Il secondo portiere sa che, se tutto va come deve andare, non vedrà mai il campo di gioco, non sfiorerà per un solo istante la porta custodita saldamente dal numero 1. Siamo così, noi gente che accoglie per passione di mestiere. Se tutto filasse liscio, non si prevederebbe e non sarebbe concepibile il nostro intervento.
Chi siamo noi, quando accogliamo nelle nostre case un adolescente sguarnito di famiglia, un senza tetto sguarnito di dimora, una donna maltrattata sguarnita di dignità, un giovane tossicomane sguarnito di futuro? Chi siamo noi, quando accogliamo una mamma e un bimbo sguarniti di padre e marito, corpi sieropositivi sguarniti di guarigione, famiglie rom in baracche sguarnite di diritti e doveri di cittadinanza? Chi siamo per loro nel momento in cui ci sbattono gli occhi dritti nei nostri e disfano bagagli e speranze sulle nostre soglie.
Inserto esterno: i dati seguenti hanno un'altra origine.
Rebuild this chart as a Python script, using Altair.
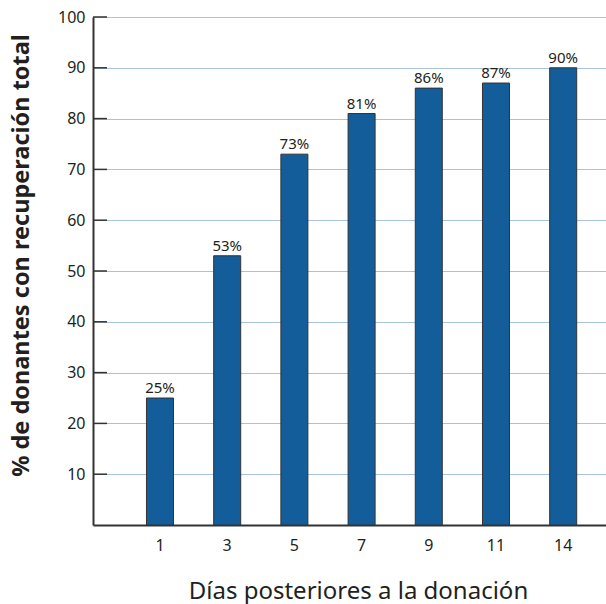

Tutori, affidatari, educatori, operatori, padri putativi, madri improvvisate? Forse niente di tutto ciò. Molto meno.
Siamo un po’ come il portiere di riserva. Maglia numero 12.
Il secondo portiere sa che, se tutto va come deve andare, non vedrà mai il campo di gioco, non sfiorerà per un solo istante la porta custodita saldamente dal numero 1.
Poi accade l’imponderabile. Un infortunio, un’espulsione dell’estremo difensore e allora dramma. L’allenatore si mette le mani nei capelli, gira il collo con malavoglia verso di lui, e gli fa, rassegnato, cenno di scaldarsi, ed entrare. Il numero 12 trema, si infila i guanti, ci sputa dentro per fare presa, sperando di non prendere sputi dagli spalti.
Siamo così, noi gente che accoglie per passione di mestiere. Se tutto filasse liscio, non si prevederebbe e non sarebbe concepibile il nostro intervento. Salvo eventi traumatici, appunto: le loro famiglie che si rompono, le loro vene che si bucano, i loro tetti che scompaiono, le loro rabbie che esplodono, i loro portieri titolari, mamma e papà, che non tengono più e che i crampi della vita allontanano dal campo.
Allora il destino si volta verso di noi, poco convinto come il mister di una squadra, e ci fa cenno di entrare. Scaldiamo i muscoli dell’accoglienza, allunghiamo i tendini dei progetti educativi, sciogliamo le articolazioni della compassione e ci mettiamo al centro.
Al centro di quella porta che un padre e una madre naturali e in grazia di Dio avrebbero custodito con più diritto e spontaneità. Al centro di quella porta della loro vita, che ci sembra gigantesca e indifendibile. Con il timore che venga violata al primo tiro. Con la speranza di smanacciare le palle viscide dell’esistenza e ritardare un pochino la sconfitta ineluttabile. Con la consapevolezza leggera che il secondo portiere almeno di una cosa è meglio. è meglio di una porta sguarnita che nessun altro si è offerto di difendere.
Capita di restare sulla linea di porta della loro vita per un frammento minuscolo. Oppure per anni. Ma senza mai la presunzione di essere titolari. Sapendo che sulle nostre spalle, a destra del 1, c’è sempre un 2. 12 appunto. Portiere di riserva.
Riserva di accoglienza. Accoglienza senza riserve.